WILMINGTON – Adrianna Hahn was leading Ursuline with 20 points Monday night at St. Elizabeth, but with the game on the line, Raiders coach John Noonan had the sophomore guard making the inbounds pass. Hahn found Brenna Williams in the paint, and Williams calmly banked in a layup with 1.8 seconds remaining as top-ranked Ursuline edged No. 2 St. Elizabeth, 50-49, at a boisterous St. E Center.
It was the Catholic Conference opener for Ursuline and the latest in the roundball rivalry between the two schools. While the close final score was no surprise, the decision to have someone other than Hahn take the final shot caught some spectators off-guard.
Williams, however, said Hahn was the perfect person to bring the ball in. “She's a smart girl. She knows what pass to make, so I think she's the perfect person to have as an inbounds. If that wasn't there, she would have had something else up her sleeve.”
Raiders coach John Noonan said the fact that his team did not need a three-point shot in that situation helped, as it opened up other options on the play. The original recipient was supposed to be Kailyn Kampert, but she suggested Williams instead. Score one for Kampert, a freshman.
The Raiders led by 10 at halftime, 28-18, but the Vikings, playing without their best outside shooter, guard Gabby Julian, mounted two furious second-half comebacks. St. Elizabeth stormed out of the gate after the intermission, scoring the first 11 points of the third quarter to turn the deficit into a one-point lead.
Despite finding their scoring touch, St. Elizabeth was able to cut just two points off the halftime deficit. No matter. The Vikings opened the final quarter on an 8-0 run, tying the game at 45.
Noonan opted not to call a timeout during either run, saying he wanted to find out more about his players.
“Good coaches will usually call timeouts there and stop those runs, but I've always believed you try to get to the halfway point of the season and find out what kind of team you are, and that's what we're trying to figure out, who are we, what are we, how are we going to handle adversity during a game,” he said. “So we let the kids play through it. They made some plays, they made some mistakes. I think we'll learn from that.”

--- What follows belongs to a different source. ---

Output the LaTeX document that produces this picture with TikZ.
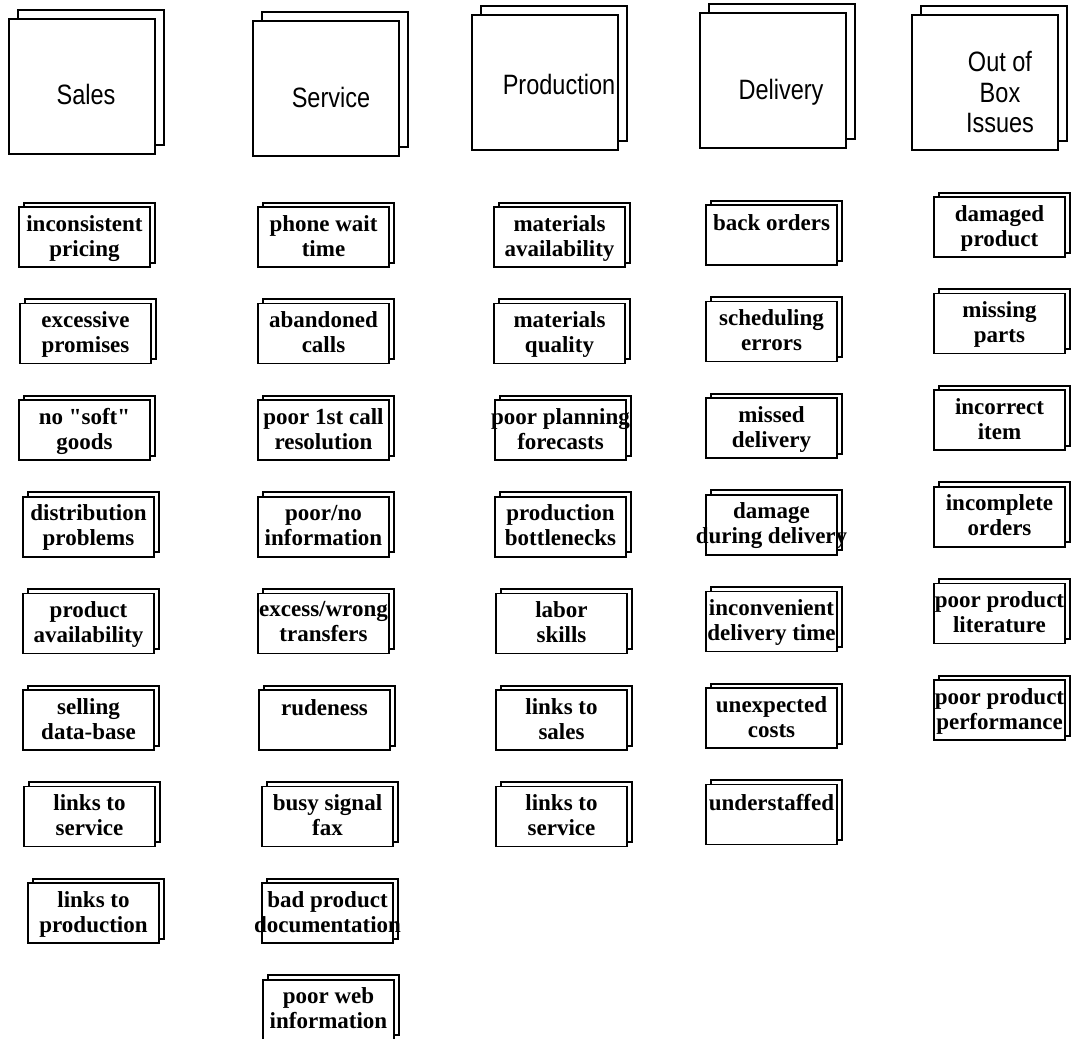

His counterpart for the Vikings, Tom Ferrier, said he knew his team was still in the game after the mistake-laden first half.
“They hadn't played very good or very inspired basketball at that point, but they were still only down 10 points,” Ferrier said.
With the game tied at 45, Ursuline's Laura Hurff gave her team the lead again with her lone field goal of the game, but a free throw by Sabrina Hackendorn tied the game at 47 with 1:02 to go. Ursuline regained the lead by a point on a free throw by Mary Abram with 45 seconds to go, but Hackendorn continued a strong second-half performance when she rebounded a missed shot by Jordyn Humes, took a step and a dribble away from the basket and drained a six-foot turnaround jumper off the glass. With 15 seconds left, the Vikings' comeback was nearly complete.
St. Elizabeth regained the ball with nine seconds to go when Hahn was called for charging as she drove the key, but on the ensuing possession the Vikings' Jocelyn Rodriguez missed a contested layup with five seconds remaining.
Ferrier said it was his responsibility that Rodriguez went for the layup instead of dribbling away from the basket after catching the long inbounds pass.
“I'll take responsibility on that,” he said. “In the huddle we didn't say when you get possession to bring it out. That's a set play, and we've never ever said get possession and then run the clock out.”
Ursuline inbounded the ball once from the far side of halfcourt, but the ball was knocked out of bounds. That set up the final play, which originated in front of the Ursuline bench, and Hahn and Williams connected for the winner.
Besides Hahn's 20, the Raiders got 14 points from Abram, 11 from Williams, three from Hurff and two from Kampert. Alex Thomas led the Vikings with 16 points, 11 of them in the first half, when she was most of her team's offense. The other scorers for St. Elizabeth included Hackendorn with 13, Rodriguez and Macy Robinson with eight each and Humes with four.
Ursuline hosts Padua Wednesday at 7:15 p.m., while the Vikings are home vs. Sussex Central Friday at 5 p.m. Julian, nursing a sprained ankle, will play in that game.